Engineer by degree.
Developer by compulsion.

Mechatronics is the degree you pick when you can't choose between machines and computers. I picked it precisely so I wouldn't have to choose — and then didn't choose anyway.

Pixel-art portrait of Adefila Abdulmuiz
adefila.png

// the short version

I'm a final-year Mechatronics Engineering student at Bells University of Technology, and for the last two years I've been running two careers in parallel: by day (officially), CAD and electrical engineering — piping models, lighting simulations, single-line diagrams, data-center documentation. By night (also officially), mobile and web development — Flutter and React Native apps in production, with real users and real crash reports.

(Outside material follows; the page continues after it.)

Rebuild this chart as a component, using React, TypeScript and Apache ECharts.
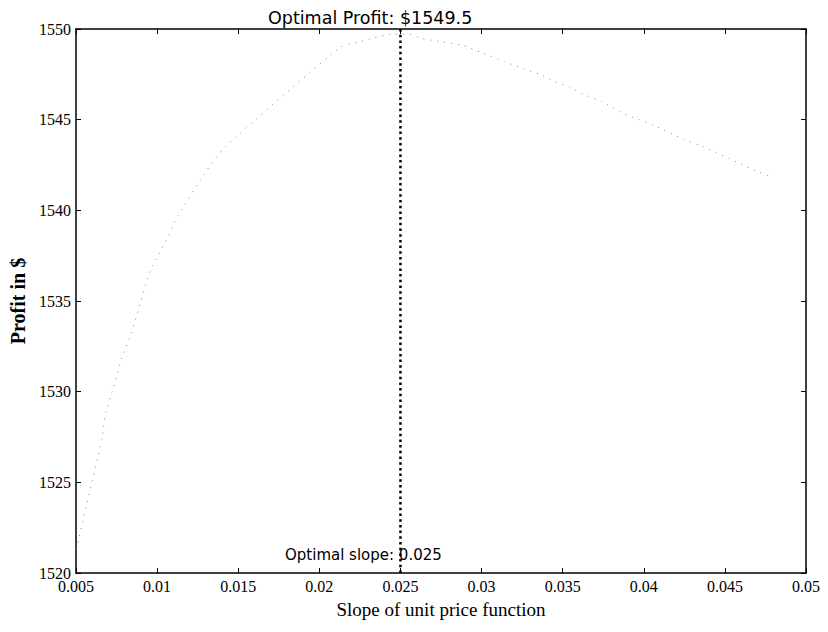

The useful side effect: I've become a translator. Engineering teams and software teams notoriously talk past each other, and I've sat on both sides of that conversation — close enough to the hardware to respect it, close enough to the codebase to ship it. Requirements written in engineer-speak come out the other end as working software, and vice versa.

// the log

  1. [2024-10] Joined Decentralyne as a mobile developer — still there, still shipping.
  2. [2025-07] Industrial attachment at NNPC Engineering & Technical Company: piping, Plant 3D, clash reviews.
  3. [2025-11] Picked up a frontend role at Downtown — site + dashboard.
  4. [2026-03] Wrapped up Downtown. Shipped, handed over, moved on.
  5. [2026] SIWES placement at a Lagos data center — live electrical infrastructure, SOPs, SLDs. (current)

// education

B.Eng Mechatronics Engineering — Bells University of Technology, Ogun, Nigeria.

Currently in 400 level.

// full disclosure

I once launched a public learning series on LinkedIn called "100 Days of Growth." It lasted four days. In my defence, the growth was real — I just spent it building things instead of posting about building things. The series may return; the consistency arc is still in development.